There is another theme frequently found in gospel music—that of sin and suffering. I am not sure what constitutes sin (in my youth it was, among other things, cursing or drinking alcohol), but I do know what it is to make mistakes and to do harm, and I also know something about sorrow and suffering, so some of these lyrics strike a chord within me. Take this one: Come, Ye Sinners, Poor and Needy, which begins with the words “Come, ye sinners, poor and needy, Weak and wounded, sick and sore; Jesus ready stands to save you, Full of pity, love, and pow’r.” And we all know the beloved lyrics, “Amazing Grace! How sweet the sound, That saved a wretch like me! I once was lost, but now am found, Was blind, but now I see.”

Then there are the songs of hope, most notably Whispering Hope, which does not mention Jesus or God in its first stanza or in the chorus, but does offer solace and optimism: “Soft as the voice of an angel, Breathing a lesson unheard, Hope with a gentle persuasion Whispers her comforting word: Wait till the darkness is over, Wait till the tempest is done, Hope for the sunshine tomorrow, After the shower is gone. Whispering hope, Oh how welcome thy voice. Making my heart in its sorrow rejoice.” Who among us cannot relate to such soothing and reassuring words?

Here are some other lyrics that are inspiring and uplifting in their affirmation of life: “Sing them over again to me, Wonderful words of Life; Let me more of their beauty see, Wonderful words of Life. Words of life and beauty, Teach me faith and duty: Beautiful words, wonderful words, Wonderful words of Life. Beautiful words, wonderful words, Wonderful words of Life.” Then this reminder to be thankful from the chorus of Count Your Blessings: “Count your blessings, name them one by one; Count your blessings, see what God hath done. Count your blessings, name them one by one; Count your blessings, see what God hath done.”

There are other themes as well, such as redemption (Saved! Saved!), the importance of prayer (Sweet Hour of Prayer), praise (Glory to His Name), the significance of the cross (Near the Cross) plus the fascinating and frequent use of water metaphors: There Is a Fountain; Come, Thou Fount of Every Blessing; Are You Washed in the Blood? and Shall We Gather at the River. (I am tempted to write an entire essay on the mythical and religious significance of water.)

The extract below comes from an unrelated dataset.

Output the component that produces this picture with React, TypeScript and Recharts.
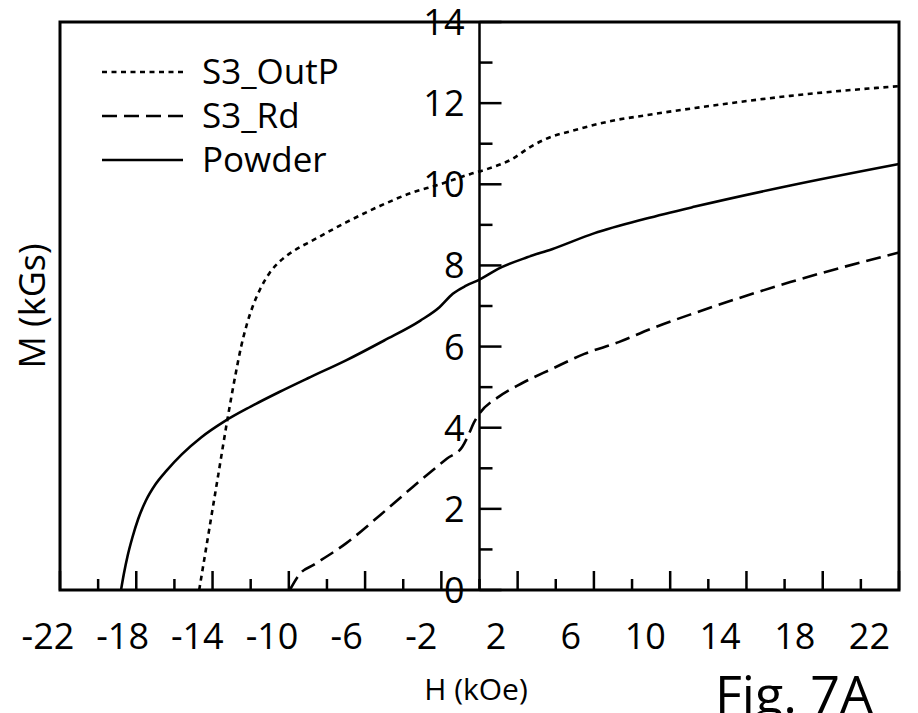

There must be a reason beyond their literal messages and musical simplicity that makes these songs so captivating for someone like me. Perhaps it is that in calling on Jesus, I am, in a sense, addressing the higher self that resides within my own psyche. The Jesus who receives, welcomes, embraces, redeems, shelters, cleanses, blesses, and also forgives our gravest transgressions might represent that part of us which embodies our highest aspirations and yearnings, that aspect which characterizes the best of who we are or wish to be. As I sing these tunes with sincere and soulful fervor, perhaps I am expressing a desire to find, recognize, and honor those qualities of love and acceptance and forgiveness that I strive to develop within myself. If so, I can understand why these simple songs give me such great pleasure.

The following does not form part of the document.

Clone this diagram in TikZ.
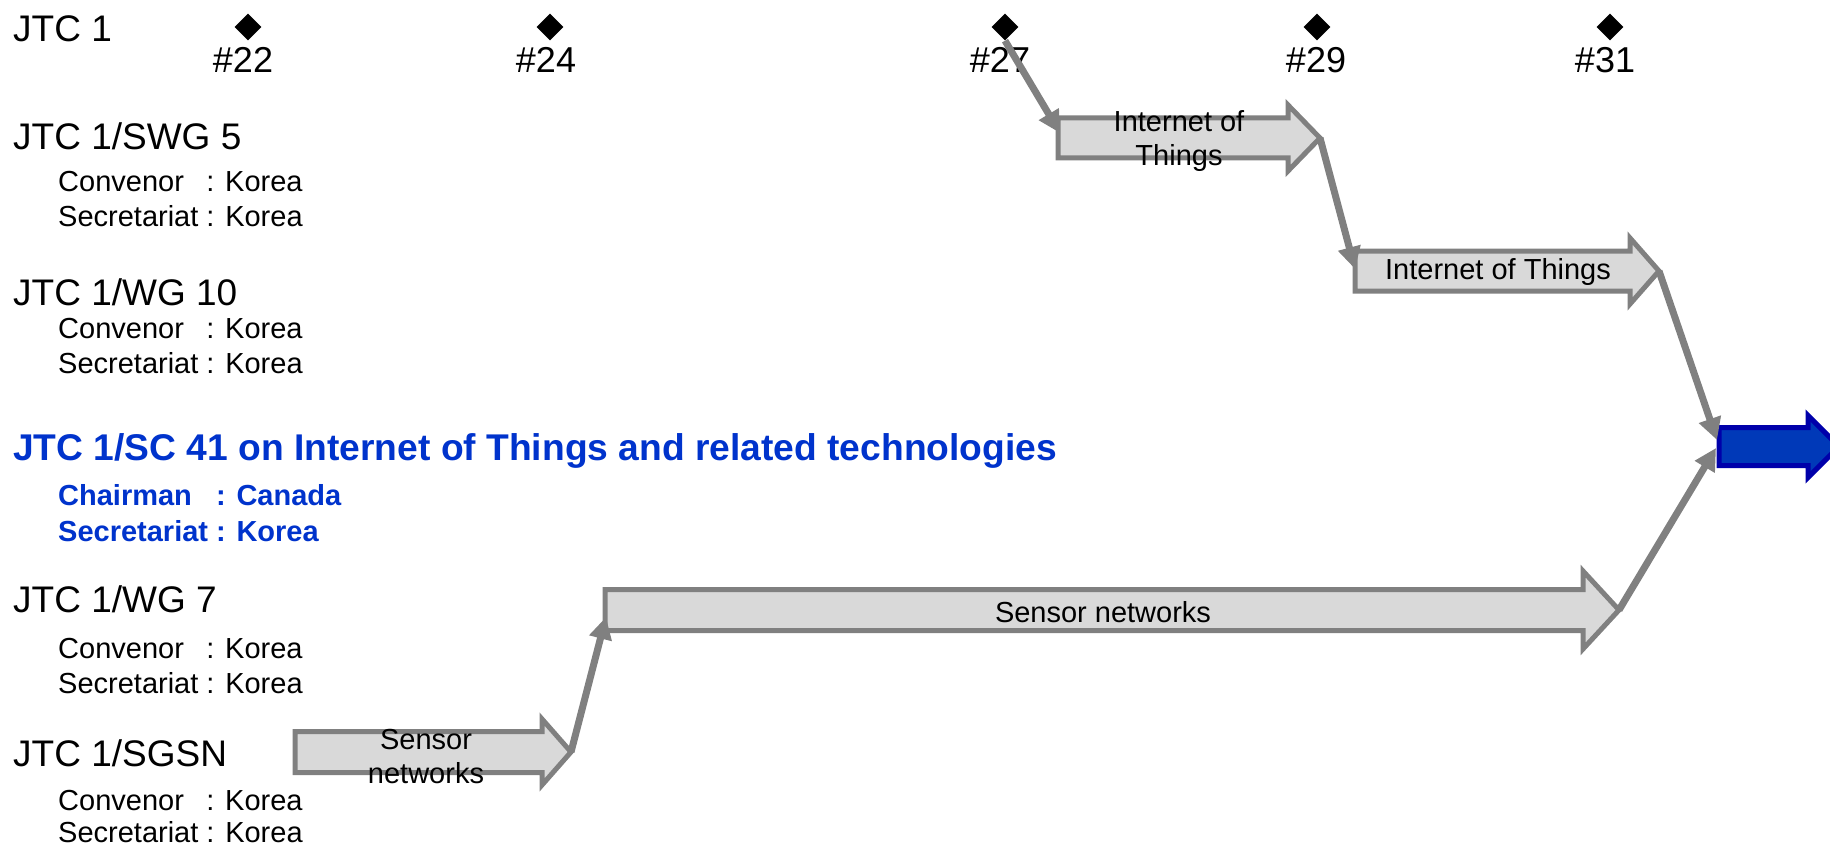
\documentclass[tikz,border=0pt]{standalone}
\usepackage{fontspec}
\setmainfont{Liberation Sans}
\usetikzlibrary{arrows.meta,shapes.geometric}
\definecolor{boxgray}{RGB}{217,217,217}
\definecolor{linegray}{RGB}{128,128,128}
\definecolor{titleblue}{RGB}{0,51,204}
\definecolor{arrowblue}{RGB}{0,57,184}
\definecolor{arrowedge}{RGB}{0,0,170}
% #1 name, #2 left x, #3 head base x, #4 tip x, #5 centre y, #6 half body, #7 half head, #8 style
\newcommand\flowbox[8]{%
  \draw[#8] (#2,#5-#6) -- (#3,#5-#6) -- (#3,#5-#7) -- (#4,#5) -- (#3,#5+#7)
    -- (#3,#5+#6) -- (#2,#5+#6) -- cycle;
  \coordinate (#1-tip) at (#4,#5);
}
\begin{document}
\begin{tikzpicture}[x=1pt,y=-1pt,
  mainlbl/.style={font=\fontsize{37}{44}\selectfont, anchor=base west, inner sep=0pt},
  sublbl/.style={font=\fontsize{29}{35}\selectfont, anchor=base west, inner sep=0pt},
  bluemain/.style={font=\fontsize{37.2}{44}\selectfont\bfseries, text=titleblue, anchor=base west, inner sep=0pt},
  bluesub/.style={font=\fontsize{29}{35}\selectfont\bfseries, text=titleblue, anchor=base west, inner sep=0pt},
  milelbl/.style={font=\fontsize{36}{43}\selectfont, anchor=base, inner sep=0pt},
  gem/.style={diamond, fill=black, minimum width=27pt, minimum height=27pt, inner sep=0pt},
  conn/.style={draw=linegray, line width=7pt, -{Triangle[length=22pt,width=22pt]}},
  gbox/.style={draw=linegray, fill=boxgray, line width=5pt, line join=miter},
  bbox/.style={draw=arrowedge, fill=arrowblue, line width=5pt, line join=miter},
  atext/.style={font=\fontsize{29}{34}\selectfont, align=center, inner sep=0pt}
]
\useasboundingbox (0,0) rectangle (1830,845);

% meeting milestones
\node[gem] (d22) at (248,27) {};
\node[gem] (d24) at (550,27) {};
\node[gem] (d27) at (1005,27) {};
\node[gem] (d29) at (1317,27) {};
\node[gem] (d31) at (1610,27) {};
\node[milelbl] (m22) at (243,73) {\#22};
\node[milelbl] (m24) at (546,73) {\#24};
\node[milelbl] (m27) at (1000,73) {\#27};
\node[milelbl] (m29) at (1316,73) {\#29};
\node[milelbl] (m31) at (1605,73) {\#31};

% left labels
\node[mainlbl] (jtc) at (13,42) {JTC 1};
\node[mainlbl] (swg) at (13,150) {JTC 1/SWG 5};
\node[sublbl] (swgc) at (58,192) {\rlap{Convenor}\phantom{Secretariat }: Korea};
\node[sublbl] (swgs) at (58,226) {Secretariat : Korea};
\node[mainlbl] (wgten) at (13,305) {JTC 1/WG 10};
\node[sublbl] (wgtenc) at (58,338) {\rlap{Convenor}\phantom{Secretariat }: Korea};
\node[sublbl] (wgtens) at (58,373) {Secretariat : Korea};
\node[bluemain] (sc) at (13,460) {JTC 1/SC 41 on Internet of Things and related technologies};
\node[bluesub] (scc) at (58,505) {\rlap{Chairman}\phantom{Secretariat }: Canada};
\node[bluesub] (scs) at (58,541) {Secretariat : Korea};
\node[mainlbl] (wgseven) at (13,612) {JTC 1/WG 7};
\node[sublbl] (wgsevenc) at (58,658) {\rlap{Convenor}\phantom{Secretariat }: Korea};
\node[sublbl] (wgsevens) at (58,693) {Secretariat : Korea};
\node[mainlbl] (sgsn) at (13,766) {JTC 1/SGSN};
\node[sublbl] (sgsnc) at (58,810) {\rlap{Convenor}\phantom{Secretariat }: Korea};
\node[sublbl] (sgsns) at (58,842) {Secretariat : Korea};

% block arrows
\flowbox{iota}{1058}{1288}{1320}{138}{20}{33}{gbox}
\flowbox{iotb}{1355}{1630}{1659}{271}{20}{33}{gbox}
\flowbox{sna}{295}{542}{571}{752}{20.5}{33}{gbox}
\flowbox{snb}{605}{1583}{1619}{610}{20.5}{39}{gbox}
\flowbox{sco}{1719}{1808}{1839}{446.5}{19}{31}{bbox}

\node[atext] (iotatxt) at (1179,141) {Internet of\\Things};
\node[atext] (iotbtxt) at (1498,272) {Internet of Things};
\node[atext] (snatxt) at (426,757) {Sensor\\networks};
\node[atext] (snbtxt) at (1103,612) {Sensor networks};

% connector end points
\coordinate (iota-in) at (1060,133);
\coordinate (iotb-in) at (1355,269);
\coordinate (sco-ina) at (1717,440);
\coordinate (sco-inb) at (1716,448);
\coordinate (snb-in) at (606,617);

\draw[conn] (d27.south) -- (iota-in);
\draw[conn] (iota-tip) -- (iotb-in);
\draw[conn] (iotb-tip) -- (sco-ina);
\draw[conn] (sna-tip) -- (snb-in);
\draw[conn] (snb-tip) -- (sco-inb);
\end{tikzpicture}
\end{document}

C. G. Jung, in Memories, Dreams, Reflections, describes the self as being “the principle and archetype of orientation and meaning,” and goes on to say that “Therein lies its healing function.” He illustrates the self as both the center point and the outer circle which contains all aspects of the personality. According to Jung, we are driven by this central core of our being to become who we truly are. In other places I have written about the trauma of my baptism at age nine, how fraudulent and disillusioned I felt as a result of that experience. It occurs to me that in returning to the music I encountered in my formative years, I am bringing back into the circle of my life some psychological meaning that I had discarded or ignored. Perhaps in opening my heart to these old melodies, I am healing some of the wounds from my childhood. And that is a good thing.

Note: With the exception of In the Garden, which is from The Broadman Hymnal, all songs mentioned are from Smoky Mountain Sunday: 40 Favorite Hymns and Gospel Songs, Nashville, TN: Shawnee Press, Inc. 2008.